_DIRECTIONS FOR THIS TASK_
Reproduce exactly the lines from the one containing "Give me the D3.js source for this chart." through the one containing "-0.21, -0.06, -0.02];", both included, and nothing else.

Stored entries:
********************
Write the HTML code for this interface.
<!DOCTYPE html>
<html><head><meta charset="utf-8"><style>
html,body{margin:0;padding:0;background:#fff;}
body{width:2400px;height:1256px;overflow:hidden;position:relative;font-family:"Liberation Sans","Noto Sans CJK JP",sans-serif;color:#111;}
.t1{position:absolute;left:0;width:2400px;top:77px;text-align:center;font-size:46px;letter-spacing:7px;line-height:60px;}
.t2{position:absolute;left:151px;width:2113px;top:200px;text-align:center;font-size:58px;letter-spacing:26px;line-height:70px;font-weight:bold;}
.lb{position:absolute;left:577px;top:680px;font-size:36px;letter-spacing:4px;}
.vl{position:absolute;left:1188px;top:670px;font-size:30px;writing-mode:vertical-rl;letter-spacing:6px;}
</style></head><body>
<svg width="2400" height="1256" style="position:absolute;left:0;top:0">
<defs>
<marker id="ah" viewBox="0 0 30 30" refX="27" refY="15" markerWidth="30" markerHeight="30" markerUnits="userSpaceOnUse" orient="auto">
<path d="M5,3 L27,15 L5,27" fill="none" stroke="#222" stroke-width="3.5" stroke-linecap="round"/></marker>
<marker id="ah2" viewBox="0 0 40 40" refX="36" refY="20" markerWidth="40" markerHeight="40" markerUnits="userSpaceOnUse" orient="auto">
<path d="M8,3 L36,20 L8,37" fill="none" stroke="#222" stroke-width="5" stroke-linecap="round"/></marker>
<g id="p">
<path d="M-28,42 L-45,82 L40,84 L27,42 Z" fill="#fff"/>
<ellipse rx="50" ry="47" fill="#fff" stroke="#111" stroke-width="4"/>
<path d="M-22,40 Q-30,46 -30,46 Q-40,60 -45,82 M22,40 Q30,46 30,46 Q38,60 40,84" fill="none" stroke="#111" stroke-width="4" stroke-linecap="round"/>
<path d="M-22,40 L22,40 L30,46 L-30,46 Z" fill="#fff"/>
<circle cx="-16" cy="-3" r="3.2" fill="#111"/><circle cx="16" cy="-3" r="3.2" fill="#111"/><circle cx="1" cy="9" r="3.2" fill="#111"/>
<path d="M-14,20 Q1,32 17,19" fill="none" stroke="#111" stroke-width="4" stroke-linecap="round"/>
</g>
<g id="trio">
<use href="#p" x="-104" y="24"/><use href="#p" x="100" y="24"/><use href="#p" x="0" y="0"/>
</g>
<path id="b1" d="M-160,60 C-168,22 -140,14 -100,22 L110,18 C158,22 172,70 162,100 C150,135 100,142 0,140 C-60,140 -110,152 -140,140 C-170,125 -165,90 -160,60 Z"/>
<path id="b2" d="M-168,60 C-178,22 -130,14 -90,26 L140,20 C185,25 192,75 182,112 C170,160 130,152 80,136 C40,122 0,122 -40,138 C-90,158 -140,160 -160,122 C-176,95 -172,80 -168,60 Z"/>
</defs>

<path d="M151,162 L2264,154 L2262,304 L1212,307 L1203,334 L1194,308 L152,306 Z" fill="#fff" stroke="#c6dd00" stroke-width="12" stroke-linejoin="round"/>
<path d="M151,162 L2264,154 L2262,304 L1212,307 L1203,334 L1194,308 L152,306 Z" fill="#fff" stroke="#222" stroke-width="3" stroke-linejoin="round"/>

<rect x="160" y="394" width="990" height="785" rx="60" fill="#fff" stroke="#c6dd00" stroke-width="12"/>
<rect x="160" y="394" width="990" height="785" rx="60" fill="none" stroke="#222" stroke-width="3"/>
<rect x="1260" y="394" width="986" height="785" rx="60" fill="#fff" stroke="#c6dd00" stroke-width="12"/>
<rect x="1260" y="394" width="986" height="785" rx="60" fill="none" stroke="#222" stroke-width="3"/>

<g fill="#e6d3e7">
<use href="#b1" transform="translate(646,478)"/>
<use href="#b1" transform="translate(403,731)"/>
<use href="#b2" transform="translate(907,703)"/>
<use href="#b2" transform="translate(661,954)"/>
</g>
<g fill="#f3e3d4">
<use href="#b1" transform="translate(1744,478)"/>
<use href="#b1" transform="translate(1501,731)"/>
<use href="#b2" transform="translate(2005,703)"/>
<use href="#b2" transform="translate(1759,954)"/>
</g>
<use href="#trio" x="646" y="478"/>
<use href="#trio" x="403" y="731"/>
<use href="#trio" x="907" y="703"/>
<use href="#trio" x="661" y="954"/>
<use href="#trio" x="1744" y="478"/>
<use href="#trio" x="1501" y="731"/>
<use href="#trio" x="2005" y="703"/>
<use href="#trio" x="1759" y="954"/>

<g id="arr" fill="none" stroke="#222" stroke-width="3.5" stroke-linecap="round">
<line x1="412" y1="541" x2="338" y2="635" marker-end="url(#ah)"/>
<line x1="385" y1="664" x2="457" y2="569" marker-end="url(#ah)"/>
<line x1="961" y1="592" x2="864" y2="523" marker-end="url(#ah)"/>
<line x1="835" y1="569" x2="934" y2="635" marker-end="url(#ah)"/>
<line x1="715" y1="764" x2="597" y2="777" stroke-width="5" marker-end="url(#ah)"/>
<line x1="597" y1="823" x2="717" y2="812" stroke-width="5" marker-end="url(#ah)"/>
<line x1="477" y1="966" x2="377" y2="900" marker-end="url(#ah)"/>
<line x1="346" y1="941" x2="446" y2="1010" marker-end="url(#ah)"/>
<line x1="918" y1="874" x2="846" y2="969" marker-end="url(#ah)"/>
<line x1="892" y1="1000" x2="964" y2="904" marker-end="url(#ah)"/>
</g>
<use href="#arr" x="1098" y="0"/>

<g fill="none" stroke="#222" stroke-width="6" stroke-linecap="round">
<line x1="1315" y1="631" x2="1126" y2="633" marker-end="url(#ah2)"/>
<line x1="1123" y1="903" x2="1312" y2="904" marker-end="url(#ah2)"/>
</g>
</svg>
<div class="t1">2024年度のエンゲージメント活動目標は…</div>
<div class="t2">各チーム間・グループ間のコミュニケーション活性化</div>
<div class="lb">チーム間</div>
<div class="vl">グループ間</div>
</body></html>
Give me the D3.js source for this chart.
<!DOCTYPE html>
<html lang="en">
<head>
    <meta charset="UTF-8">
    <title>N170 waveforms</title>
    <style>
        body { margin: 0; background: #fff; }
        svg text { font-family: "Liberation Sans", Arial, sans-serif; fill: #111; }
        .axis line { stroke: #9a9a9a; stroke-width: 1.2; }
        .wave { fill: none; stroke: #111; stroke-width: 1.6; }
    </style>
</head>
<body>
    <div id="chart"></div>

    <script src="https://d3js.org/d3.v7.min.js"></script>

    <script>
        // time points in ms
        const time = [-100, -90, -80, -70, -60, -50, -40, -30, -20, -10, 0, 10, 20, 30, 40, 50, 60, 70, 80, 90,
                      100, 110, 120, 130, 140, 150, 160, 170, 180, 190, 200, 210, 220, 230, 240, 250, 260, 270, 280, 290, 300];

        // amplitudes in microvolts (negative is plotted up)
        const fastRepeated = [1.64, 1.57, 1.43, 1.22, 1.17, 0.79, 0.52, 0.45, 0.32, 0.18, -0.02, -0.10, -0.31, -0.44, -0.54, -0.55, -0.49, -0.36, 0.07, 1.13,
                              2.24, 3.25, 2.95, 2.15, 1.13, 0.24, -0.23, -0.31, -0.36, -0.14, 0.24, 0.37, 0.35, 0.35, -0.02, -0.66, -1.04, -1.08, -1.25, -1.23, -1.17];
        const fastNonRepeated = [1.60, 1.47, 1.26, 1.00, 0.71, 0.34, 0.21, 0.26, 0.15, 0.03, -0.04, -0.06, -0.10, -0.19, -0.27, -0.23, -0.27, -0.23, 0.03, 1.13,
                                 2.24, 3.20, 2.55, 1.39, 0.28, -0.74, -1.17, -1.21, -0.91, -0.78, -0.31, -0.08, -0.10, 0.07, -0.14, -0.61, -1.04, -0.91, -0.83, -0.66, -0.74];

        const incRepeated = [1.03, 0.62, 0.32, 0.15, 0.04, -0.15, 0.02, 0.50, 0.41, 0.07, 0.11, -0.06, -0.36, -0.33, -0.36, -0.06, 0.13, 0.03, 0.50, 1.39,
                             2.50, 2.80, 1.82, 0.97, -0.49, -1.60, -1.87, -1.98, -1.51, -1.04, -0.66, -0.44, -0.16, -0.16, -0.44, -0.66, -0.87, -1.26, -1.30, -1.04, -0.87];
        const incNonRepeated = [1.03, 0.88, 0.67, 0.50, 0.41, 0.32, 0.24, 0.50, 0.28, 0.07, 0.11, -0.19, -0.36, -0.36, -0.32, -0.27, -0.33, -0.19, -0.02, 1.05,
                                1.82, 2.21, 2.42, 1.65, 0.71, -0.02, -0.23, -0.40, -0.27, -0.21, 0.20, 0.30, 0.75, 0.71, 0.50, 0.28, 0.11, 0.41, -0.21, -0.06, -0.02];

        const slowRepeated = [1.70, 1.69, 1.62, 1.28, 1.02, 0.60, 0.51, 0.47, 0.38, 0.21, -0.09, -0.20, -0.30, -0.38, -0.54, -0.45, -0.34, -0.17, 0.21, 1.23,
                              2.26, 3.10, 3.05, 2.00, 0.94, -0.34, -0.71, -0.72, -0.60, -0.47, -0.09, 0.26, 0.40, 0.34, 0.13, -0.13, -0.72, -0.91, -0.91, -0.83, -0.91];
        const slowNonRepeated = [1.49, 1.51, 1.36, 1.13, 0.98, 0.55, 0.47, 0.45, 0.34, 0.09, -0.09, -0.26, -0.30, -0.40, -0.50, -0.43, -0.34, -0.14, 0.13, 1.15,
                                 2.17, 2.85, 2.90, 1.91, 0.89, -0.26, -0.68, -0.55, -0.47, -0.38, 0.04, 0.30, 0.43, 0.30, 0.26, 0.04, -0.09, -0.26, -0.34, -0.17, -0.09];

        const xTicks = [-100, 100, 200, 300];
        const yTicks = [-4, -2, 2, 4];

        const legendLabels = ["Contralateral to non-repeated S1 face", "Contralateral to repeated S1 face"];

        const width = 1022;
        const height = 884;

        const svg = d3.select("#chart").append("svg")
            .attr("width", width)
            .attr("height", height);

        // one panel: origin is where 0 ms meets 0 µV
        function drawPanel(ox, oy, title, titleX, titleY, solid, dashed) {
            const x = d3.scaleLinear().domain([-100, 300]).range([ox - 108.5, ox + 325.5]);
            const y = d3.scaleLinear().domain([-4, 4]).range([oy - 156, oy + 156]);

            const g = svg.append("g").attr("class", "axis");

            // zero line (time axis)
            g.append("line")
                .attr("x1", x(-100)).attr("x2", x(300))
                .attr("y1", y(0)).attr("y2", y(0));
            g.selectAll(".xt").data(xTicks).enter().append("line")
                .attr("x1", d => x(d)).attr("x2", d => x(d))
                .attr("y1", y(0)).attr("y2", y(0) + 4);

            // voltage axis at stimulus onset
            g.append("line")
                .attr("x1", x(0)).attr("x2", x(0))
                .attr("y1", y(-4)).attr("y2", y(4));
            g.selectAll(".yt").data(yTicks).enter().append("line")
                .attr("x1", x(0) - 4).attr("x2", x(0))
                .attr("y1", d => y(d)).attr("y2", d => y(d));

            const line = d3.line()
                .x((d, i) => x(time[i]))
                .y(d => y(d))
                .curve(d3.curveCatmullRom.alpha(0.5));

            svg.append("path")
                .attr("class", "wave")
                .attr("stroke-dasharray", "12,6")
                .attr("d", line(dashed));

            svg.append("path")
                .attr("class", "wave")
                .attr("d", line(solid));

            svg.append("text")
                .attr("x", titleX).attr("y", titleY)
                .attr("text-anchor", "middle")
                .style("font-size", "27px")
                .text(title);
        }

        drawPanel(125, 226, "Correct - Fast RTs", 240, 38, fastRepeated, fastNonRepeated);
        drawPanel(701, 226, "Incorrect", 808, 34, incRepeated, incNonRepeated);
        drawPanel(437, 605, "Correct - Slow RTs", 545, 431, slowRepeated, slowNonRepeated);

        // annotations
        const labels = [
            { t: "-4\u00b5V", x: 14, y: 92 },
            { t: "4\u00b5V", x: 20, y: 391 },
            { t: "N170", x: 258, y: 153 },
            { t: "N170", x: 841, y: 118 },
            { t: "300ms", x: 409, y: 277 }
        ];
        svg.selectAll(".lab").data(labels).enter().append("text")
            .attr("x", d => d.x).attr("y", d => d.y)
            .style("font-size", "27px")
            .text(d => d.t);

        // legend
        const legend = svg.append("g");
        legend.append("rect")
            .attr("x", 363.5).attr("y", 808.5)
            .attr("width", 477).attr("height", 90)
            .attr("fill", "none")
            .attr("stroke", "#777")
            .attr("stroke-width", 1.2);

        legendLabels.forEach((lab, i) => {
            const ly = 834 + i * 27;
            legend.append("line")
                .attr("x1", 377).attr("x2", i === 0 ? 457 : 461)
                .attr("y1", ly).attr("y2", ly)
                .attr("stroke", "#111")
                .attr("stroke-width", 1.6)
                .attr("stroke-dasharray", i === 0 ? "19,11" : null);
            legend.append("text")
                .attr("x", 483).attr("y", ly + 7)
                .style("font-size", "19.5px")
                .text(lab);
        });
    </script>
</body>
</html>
********************
_TASK SOLUTION_
Give me the D3.js source for this chart.
<!DOCTYPE html>
<html lang="en">
<head>
    <meta charset="UTF-8">
    <title>N170 waveforms</title>
    <style>
        body { margin: 0; background: #fff; }
        svg text { font-family: "Liberation Sans", Arial, sans-serif; fill: #111; }
        .axis line { stroke: #9a9a9a; stroke-width: 1.2; }
        .wave { fill: none; stroke: #111; stroke-width: 1.6; }
    </style>
</head>
<body>
    <div id="chart"></div>

    <script src="https://d3js.org/d3.v7.min.js"></script>

    <script>
        // time points in ms
        const time = [-100, -90, -80, -70, -60, -50, -40, -30, -20, -10, 0, 10, 20, 30, 40, 50, 60, 70, 80, 90,
                      100, 110, 120, 130, 140, 150, 160, 170, 180, 190, 200, 210, 220, 230, 240, 250, 260, 270, 280, 290, 300];

        // amplitudes in microvolts (negative is plotted up)
        const fastRepeated = [1.64, 1.57, 1.43, 1.22, 1.17, 0.79, 0.52, 0.45, 0.32, 0.18, -0.02, -0.10, -0.31, -0.44, -0.54, -0.55, -0.49, -0.36, 0.07, 1.13,
                              2.24, 3.25, 2.95, 2.15, 1.13, 0.24, -0.23, -0.31, -0.36, -0.14, 0.24, 0.37, 0.35, 0.35, -0.02, -0.66, -1.04, -1.08, -1.25, -1.23, -1.17];
        const fastNonRepeated = [1.60, 1.47, 1.26, 1.00, 0.71, 0.34, 0.21, 0.26, 0.15, 0.03, -0.04, -0.06, -0.10, -0.19, -0.27, -0.23, -0.27, -0.23, 0.03, 1.13,
                                 2.24, 3.20, 2.55, 1.39, 0.28, -0.74, -1.17, -1.21, -0.91, -0.78, -0.31, -0.08, -0.10, 0.07, -0.14, -0.61, -1.04, -0.91, -0.83, -0.66, -0.74];

        const incRepeated = [1.03, 0.62, 0.32, 0.15, 0.04, -0.15, 0.02, 0.50, 0.41, 0.07, 0.11, -0.06, -0.36, -0.33, -0.36, -0.06, 0.13, 0.03, 0.50, 1.39,
                             2.50, 2.80, 1.82, 0.97, -0.49, -1.60, -1.87, -1.98, -1.51, -1.04, -0.66, -0.44, -0.16, -0.16, -0.44, -0.66, -0.87, -1.26, -1.30, -1.04, -0.87];
        const incNonRepeated = [1.03, 0.88, 0.67, 0.50, 0.41, 0.32, 0.24, 0.50, 0.28, 0.07, 0.11, -0.19, -0.36, -0.36, -0.32, -0.27, -0.33, -0.19, -0.02, 1.05,
                                1.82, 2.21, 2.42, 1.65, 0.71, -0.02, -0.23, -0.40, -0.27, -0.21, 0.20, 0.30, 0.75, 0.71, 0.50, 0.28, 0.11, 0.41, -0.21, -0.06, -0.02];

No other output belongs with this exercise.